REQUIREMENTS
Set down, exactly as written, the lines from the top of the data to the line that holds "fig = go.Figure()", and omit the pictures.

DATASET EXTRACT

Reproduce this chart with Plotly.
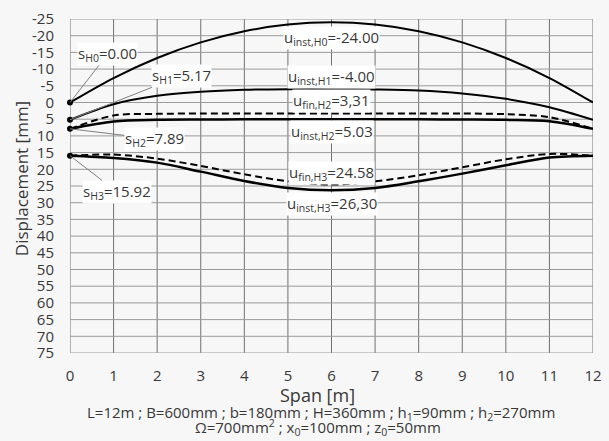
import plotly.graph_objects as go

span = [0, 1, 2, 3, 4, 5, 6, 7, 8, 9, 10, 11, 12]
u_inst_H0 = [0.00, -7.33, -13.33, -18.00, -21.33, -23.33, -24.00, -23.33, -21.33, -18.00, -13.33, -7.33, 0.00]
u_inst_H1 = [5.17, 0.5, -2.0, -3.2, -3.8, -4.0, -4.0, -3.9, -3.6, -2.7, -1.1, 1.4, 5.17]
u_inst_H2 = [7.89, 5.7, 5.2, 5.1, 5.05, 5.03, 5.03, 5.03, 5.05, 5.1, 5.2, 5.6, 7.89]
u_fin_H2 = [7.89, 3.9, 3.4, 3.3, 3.3, 3.31, 3.31, 3.31, 3.3, 3.3, 3.5, 4.4, 7.89]
u_inst_H3 = [15.92, 16.6, 18.0, 20.7, 23.5, 25.6, 26.30, 25.6, 23.6, 21.3, 18.8, 16.5, 15.92]
u_fin_H3 = [15.92, 15.6, 16.8, 19.0, 21.5, 23.6, 24.58, 23.6, 21.8, 19.4, 17.0, 15.4, 15.92]
s_H = [0.00, 5.17, 7.89, 15.92]

y_ticks = list(range(-25, 80, 5))
y_ticktext = [str(v) for v in y_ticks]
x_ticks = list(range(0, 13))

FONT = "Open Sans"
TXT = "#383838"

fig = go.Figure()

# grid drawn from the tick arrays
for xv in x_ticks:
    fig.add_shape(type="line", xref="x", yref="y", x0=xv, x1=xv, y0=y_ticks[0], y1=y_ticks[-1],
                  line=dict(color="#707070", width=1), layer="below")
for yv in y_ticks:
    fig.add_shape(type="line", xref="x", yref="y", x0=x_ticks[0], x1=x_ticks[-1], y0=yv, y1=yv,
                  line=dict(color="#9a9a9a", width=1), layer="below")

solid = dict(color="black", width=2, shape="spline", smoothing=0.9)
dashed = dict(color="black", width=2, dash="7px,4px", shape="spline", smoothing=0.9)
for ys, ln in [(u_inst_H0, solid), (u_inst_H1, solid), (u_inst_H2, dict(solid, width=2.5)),
               (u_fin_H2, dashed), (u_inst_H3, dict(solid, width=2.5)), (u_fin_H3, dashed)]:
    fig.add_trace(go.Scatter(x=span, y=ys, mode="lines", line=ln, showlegend=False, hoverinfo="skip"))
fig.add_trace(go.Scatter(x=[0] * len(s_H), y=s_H, mode="markers",
                         marker=dict(color="black", size=6), showlegend=False, cliponaxis=False,
                         hoverinfo="skip"))

ann_font = dict(family=FONT, size=15, color=TXT)
s_labels = [
    ("s<sub>H0</sub>=0.00", 0.87, -14.6, s_H[0]),
    ("s<sub>H1</sub>=5.17", 2.55, -8.0, s_H[1]),
    ("s<sub>H2</sub>=7.89", 1.93, 10.9, s_H[2]),
    ("s<sub>H3</sub>=15.92", 1.08, 26.8, s_H[3]),
]
for txt, tx, ty, py in s_labels:
    fig.add_annotation(x=0, y=py, ax=tx, ay=ty, axref="x", ayref="y", text=txt,
                       showarrow=True, arrowhead=0, arrowwidth=1, arrowcolor="#808080",
                       font=ann_font, bgcolor="#ffffff", borderpad=0)

mid_labels = [
    ("u<sub>inst,H0</sub>=-24.00", -19.4),
    ("u<sub>inst,H1</sub>=-4.00", -7.7),
    ("u<sub>fin,H2</sub>=3,31", -0.5),
    ("u<sub>inst,H2</sub>=5.03", 8.8),
    ("u<sub>fin,H3</sub>=24.58", 21.0),
    ("u<sub>inst,H3</sub>=26,30", 30.3),
]
for txt, ty in mid_labels:
    fig.add_annotation(x=6.0, y=ty, text=txt, showarrow=False, font=ann_font,
                       bgcolor="#ffffff", borderpad=0)

fig.add_annotation(xref="paper", yref="paper", x=0.4735, y=-0.127, text="Span [m]",
                   xanchor="center", yanchor="middle",
                   showarrow=False, font=dict(family=FONT, size=18, color=TXT))
fig.add_annotation(xref="paper", yref="paper", x=-0.094, y=0.523, text="Displacement [mm]",
                   xanchor="center", yanchor="middle",
                   textangle=-90, showarrow=False, font=dict(family=FONT, size=17, color=TXT))
fig.add_annotation(xref="paper", yref="paper", x=0.48, y=-0.1805,
                   xanchor="center", yanchor="middle",
                   text="L=12m ; B=600mm ; b=180mm ; H=360mm ; h<sub>1</sub>=90mm ; h<sub>2</sub>=270mm",
                   showarrow=False, font=dict(family=FONT, size=15, color=TXT))
fig.add_annotation(xref="paper", yref="paper", x=0.475, y=-0.2245,
                   xanchor="center", yanchor="middle",
                   text="Ω=700mm<sup>2</sup> ; x<sub>0</sub>=100mm ; z<sub>0</sub>=50mm",
                   showarrow=False, font=dict(family=FONT, size=15, color=TXT))

fig.update_layout(
    width=609, height=441,
    margin=dict(l=70, r=16, t=19, b=88, autoexpand=False),
    paper_bgcolor="#f7f7f7", plot_bgcolor="#f7f7f7",
    font=dict(family=FONT, size=14, color=TXT),
    hovermode=False,
)
fig.update_xaxes(range=[0, 12], tickvals=x_ticks, showgrid=False, showline=False,
                 zeroline=False, automargin=False,
                 ticks="outside", ticklen=9, tickcolor="rgba(0,0,0,0)", tickfont=dict(size=15))
fig.update_yaxes(range=[75, -25], tickvals=y_ticks, ticktext=y_ticktext, showgrid=False,
                 showline=False, automargin=False, zeroline=False, ticks="outside", ticklen=12,
                 tickcolor="rgba(0,0,0,0)", tickfont=dict(size=15))

fig.write_html("out.html", config={"displayModeBar": False},
               post_script="document.body.style.margin='0px';")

EXPECTED OUTPUT
Reproduce this chart with Plotly.
import plotly.graph_objects as go

span = [0, 1, 2, 3, 4, 5, 6, 7, 8, 9, 10, 11, 12]
u_inst_H0 = [0.00, -7.33, -13.33, -18.00, -21.33, -23.33, -24.00, -23.33, -21.33, -18.00, -13.33, -7.33, 0.00]
u_inst_H1 = [5.17, 0.5, -2.0, -3.2, -3.8, -4.0, -4.0, -3.9, -3.6, -2.7, -1.1, 1.4, 5.17]
u_inst_H2 = [7.89, 5.7, 5.2, 5.1, 5.05, 5.03, 5.03, 5.03, 5.05, 5.1, 5.2, 5.6, 7.89]
u_fin_H2 = [7.89, 3.9, 3.4, 3.3, 3.3, 3.31, 3.31, 3.31, 3.3, 3.3, 3.5, 4.4, 7.89]
u_inst_H3 = [15.92, 16.6, 18.0, 20.7, 23.5, 25.6, 26.30, 25.6, 23.6, 21.3, 18.8, 16.5, 15.92]
u_fin_H3 = [15.92, 15.6, 16.8, 19.0, 21.5, 23.6, 24.58, 23.6, 21.8, 19.4, 17.0, 15.4, 15.92]
s_H = [0.00, 5.17, 7.89, 15.92]

y_ticks = list(range(-25, 80, 5))
y_ticktext = [str(v) for v in y_ticks]
x_ticks = list(range(0, 13))

FONT = "Open Sans"
TXT = "#383838"

fig = go.Figure()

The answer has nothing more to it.